DO THIS
Nothing outside the range from the line with "Output the LaTeX" to the line with "(0,0) rectangle (1162,391);" belongs in the copy, and no pictures do either; repeat that range exactly.

──────── SUPPLIED ENTRIES

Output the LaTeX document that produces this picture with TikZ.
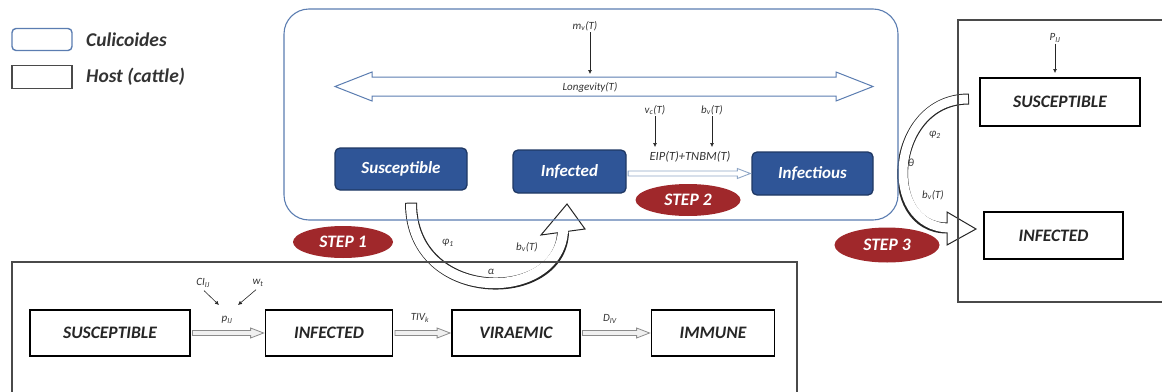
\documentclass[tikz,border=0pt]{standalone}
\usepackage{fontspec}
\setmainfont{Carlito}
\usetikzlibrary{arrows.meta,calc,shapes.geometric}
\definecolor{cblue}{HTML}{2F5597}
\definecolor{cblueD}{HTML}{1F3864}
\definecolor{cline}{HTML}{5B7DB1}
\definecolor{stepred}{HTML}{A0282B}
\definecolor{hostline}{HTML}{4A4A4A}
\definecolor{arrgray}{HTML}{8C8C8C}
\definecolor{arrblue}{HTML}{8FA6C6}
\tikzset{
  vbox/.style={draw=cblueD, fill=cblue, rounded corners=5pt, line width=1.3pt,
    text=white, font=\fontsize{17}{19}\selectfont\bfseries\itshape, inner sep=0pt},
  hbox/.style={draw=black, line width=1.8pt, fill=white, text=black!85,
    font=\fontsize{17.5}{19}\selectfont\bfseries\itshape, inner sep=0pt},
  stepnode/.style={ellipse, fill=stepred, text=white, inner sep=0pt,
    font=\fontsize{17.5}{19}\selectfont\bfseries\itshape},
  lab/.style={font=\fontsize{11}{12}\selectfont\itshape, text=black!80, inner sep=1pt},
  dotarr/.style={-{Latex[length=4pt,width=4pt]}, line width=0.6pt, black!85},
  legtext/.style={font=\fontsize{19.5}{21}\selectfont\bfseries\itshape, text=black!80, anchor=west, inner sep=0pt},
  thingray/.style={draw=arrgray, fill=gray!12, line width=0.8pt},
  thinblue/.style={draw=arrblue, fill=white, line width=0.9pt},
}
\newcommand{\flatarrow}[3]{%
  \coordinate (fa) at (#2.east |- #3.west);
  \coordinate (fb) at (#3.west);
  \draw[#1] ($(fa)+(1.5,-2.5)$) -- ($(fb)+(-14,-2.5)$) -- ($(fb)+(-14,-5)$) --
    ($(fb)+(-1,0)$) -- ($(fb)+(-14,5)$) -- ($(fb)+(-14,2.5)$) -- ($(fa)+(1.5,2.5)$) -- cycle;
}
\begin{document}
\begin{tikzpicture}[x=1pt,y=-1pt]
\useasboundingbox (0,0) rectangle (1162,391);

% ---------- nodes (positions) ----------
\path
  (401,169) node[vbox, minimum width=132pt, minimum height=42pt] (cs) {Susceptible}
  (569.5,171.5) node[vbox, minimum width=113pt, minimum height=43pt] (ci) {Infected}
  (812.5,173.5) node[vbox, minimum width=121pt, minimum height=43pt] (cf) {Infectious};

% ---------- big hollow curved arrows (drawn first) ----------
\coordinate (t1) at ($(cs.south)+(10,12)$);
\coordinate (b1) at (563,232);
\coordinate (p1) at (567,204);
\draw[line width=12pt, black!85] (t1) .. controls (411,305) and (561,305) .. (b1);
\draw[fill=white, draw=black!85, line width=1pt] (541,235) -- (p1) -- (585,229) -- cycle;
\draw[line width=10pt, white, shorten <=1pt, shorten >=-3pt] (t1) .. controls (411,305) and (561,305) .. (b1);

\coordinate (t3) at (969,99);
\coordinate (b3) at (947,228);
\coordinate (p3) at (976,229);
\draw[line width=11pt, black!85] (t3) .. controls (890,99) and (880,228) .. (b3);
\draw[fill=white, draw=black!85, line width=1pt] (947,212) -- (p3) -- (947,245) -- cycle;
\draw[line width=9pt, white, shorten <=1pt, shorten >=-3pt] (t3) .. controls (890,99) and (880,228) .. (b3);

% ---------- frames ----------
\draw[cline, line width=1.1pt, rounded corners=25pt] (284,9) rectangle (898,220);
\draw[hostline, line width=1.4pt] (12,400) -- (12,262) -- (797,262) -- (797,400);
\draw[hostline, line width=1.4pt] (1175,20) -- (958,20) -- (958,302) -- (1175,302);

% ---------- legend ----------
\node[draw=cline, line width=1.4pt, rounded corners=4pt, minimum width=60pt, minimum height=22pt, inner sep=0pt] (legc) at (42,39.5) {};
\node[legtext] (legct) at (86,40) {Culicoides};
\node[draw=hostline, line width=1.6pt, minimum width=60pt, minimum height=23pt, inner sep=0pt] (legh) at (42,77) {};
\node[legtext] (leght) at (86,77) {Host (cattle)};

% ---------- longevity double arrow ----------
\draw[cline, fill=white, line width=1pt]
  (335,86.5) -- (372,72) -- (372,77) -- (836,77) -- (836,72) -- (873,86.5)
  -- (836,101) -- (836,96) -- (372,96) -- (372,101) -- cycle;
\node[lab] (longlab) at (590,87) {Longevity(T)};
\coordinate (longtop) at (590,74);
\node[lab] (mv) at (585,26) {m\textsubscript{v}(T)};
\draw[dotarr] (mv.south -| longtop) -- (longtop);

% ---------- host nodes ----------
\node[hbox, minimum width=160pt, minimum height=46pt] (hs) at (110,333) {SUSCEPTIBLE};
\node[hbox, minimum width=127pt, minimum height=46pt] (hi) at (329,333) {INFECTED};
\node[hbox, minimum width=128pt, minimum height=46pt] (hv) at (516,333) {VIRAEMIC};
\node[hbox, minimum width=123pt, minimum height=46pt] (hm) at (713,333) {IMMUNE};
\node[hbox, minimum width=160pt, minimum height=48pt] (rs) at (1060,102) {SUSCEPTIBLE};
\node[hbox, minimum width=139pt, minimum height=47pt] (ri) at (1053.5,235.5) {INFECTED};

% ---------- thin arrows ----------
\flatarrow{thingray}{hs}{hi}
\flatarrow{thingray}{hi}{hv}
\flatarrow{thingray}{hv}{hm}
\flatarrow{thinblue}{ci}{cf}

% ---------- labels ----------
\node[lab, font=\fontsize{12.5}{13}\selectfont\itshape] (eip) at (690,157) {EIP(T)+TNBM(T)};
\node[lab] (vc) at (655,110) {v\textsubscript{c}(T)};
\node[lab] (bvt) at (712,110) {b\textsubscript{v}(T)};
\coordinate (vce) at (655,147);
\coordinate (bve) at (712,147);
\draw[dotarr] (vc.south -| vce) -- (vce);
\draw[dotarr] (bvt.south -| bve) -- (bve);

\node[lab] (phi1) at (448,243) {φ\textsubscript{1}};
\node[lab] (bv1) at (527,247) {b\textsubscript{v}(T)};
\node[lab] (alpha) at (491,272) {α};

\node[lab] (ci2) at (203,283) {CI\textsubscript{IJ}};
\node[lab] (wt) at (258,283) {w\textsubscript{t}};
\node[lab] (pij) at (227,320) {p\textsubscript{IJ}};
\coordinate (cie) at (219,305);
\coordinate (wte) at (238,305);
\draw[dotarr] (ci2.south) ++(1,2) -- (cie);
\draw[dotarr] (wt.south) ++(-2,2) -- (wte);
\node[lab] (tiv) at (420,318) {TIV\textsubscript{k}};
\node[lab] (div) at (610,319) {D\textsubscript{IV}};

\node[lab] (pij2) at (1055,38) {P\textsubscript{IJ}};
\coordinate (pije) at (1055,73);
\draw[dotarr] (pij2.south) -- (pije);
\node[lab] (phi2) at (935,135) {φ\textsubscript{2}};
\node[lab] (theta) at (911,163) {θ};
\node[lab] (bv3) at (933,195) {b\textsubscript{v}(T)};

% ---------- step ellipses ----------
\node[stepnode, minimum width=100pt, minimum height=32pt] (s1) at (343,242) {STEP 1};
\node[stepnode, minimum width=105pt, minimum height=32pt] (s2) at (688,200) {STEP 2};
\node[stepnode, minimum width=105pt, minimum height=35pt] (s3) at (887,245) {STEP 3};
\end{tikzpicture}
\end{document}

────────────────
──────── SUPPLIED ENTRIES

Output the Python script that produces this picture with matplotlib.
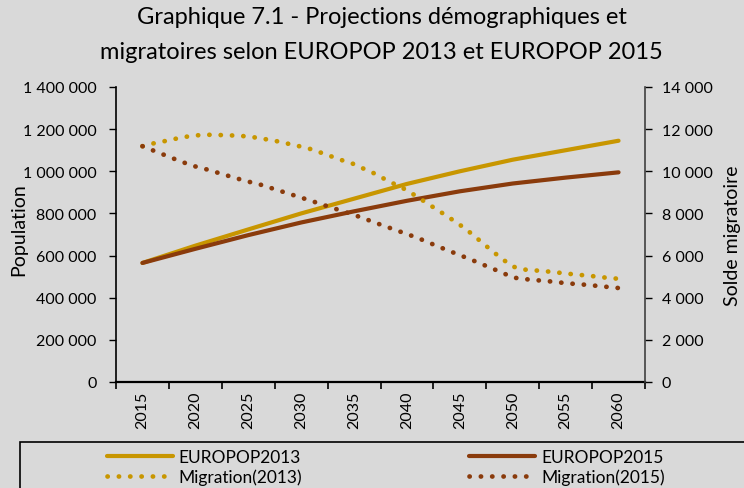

────────────────

WORKED SOLUTION
Output the LaTeX document that produces this picture with TikZ.
\documentclass[tikz,border=0pt]{standalone}
\usepackage{fontspec}
\setmainfont{Carlito}
\usetikzlibrary{arrows.meta,calc,shapes.geometric}
\definecolor{cblue}{HTML}{2F5597}
\definecolor{cblueD}{HTML}{1F3864}
\definecolor{cline}{HTML}{5B7DB1}
\definecolor{stepred}{HTML}{A0282B}
\definecolor{hostline}{HTML}{4A4A4A}
\definecolor{arrgray}{HTML}{8C8C8C}
\definecolor{arrblue}{HTML}{8FA6C6}
\tikzset{
  vbox/.style={draw=cblueD, fill=cblue, rounded corners=5pt, line width=1.3pt,
    text=white, font=\fontsize{17}{19}\selectfont\bfseries\itshape, inner sep=0pt},
  hbox/.style={draw=black, line width=1.8pt, fill=white, text=black!85,
    font=\fontsize{17.5}{19}\selectfont\bfseries\itshape, inner sep=0pt},
  stepnode/.style={ellipse, fill=stepred, text=white, inner sep=0pt,
    font=\fontsize{17.5}{19}\selectfont\bfseries\itshape},
  lab/.style={font=\fontsize{11}{12}\selectfont\itshape, text=black!80, inner sep=1pt},
  dotarr/.style={-{Latex[length=4pt,width=4pt]}, line width=0.6pt, black!85},
  legtext/.style={font=\fontsize{19.5}{21}\selectfont\bfseries\itshape, text=black!80, anchor=west, inner sep=0pt},
  thingray/.style={draw=arrgray, fill=gray!12, line width=0.8pt},
  thinblue/.style={draw=arrblue, fill=white, line width=0.9pt},
}
\newcommand{\flatarrow}[3]{%
  \coordinate (fa) at (#2.east |- #3.west);
  \coordinate (fb) at (#3.west);
  \draw[#1] ($(fa)+(1.5,-2.5)$) -- ($(fb)+(-14,-2.5)$) -- ($(fb)+(-14,-5)$) --
    ($(fb)+(-1,0)$) -- ($(fb)+(-14,5)$) -- ($(fb)+(-14,2.5)$) -- ($(fa)+(1.5,2.5)$) -- cycle;
}
\begin{document}
\begin{tikzpicture}[x=1pt,y=-1pt]
\useasboundingbox (0,0) rectangle (1162,391);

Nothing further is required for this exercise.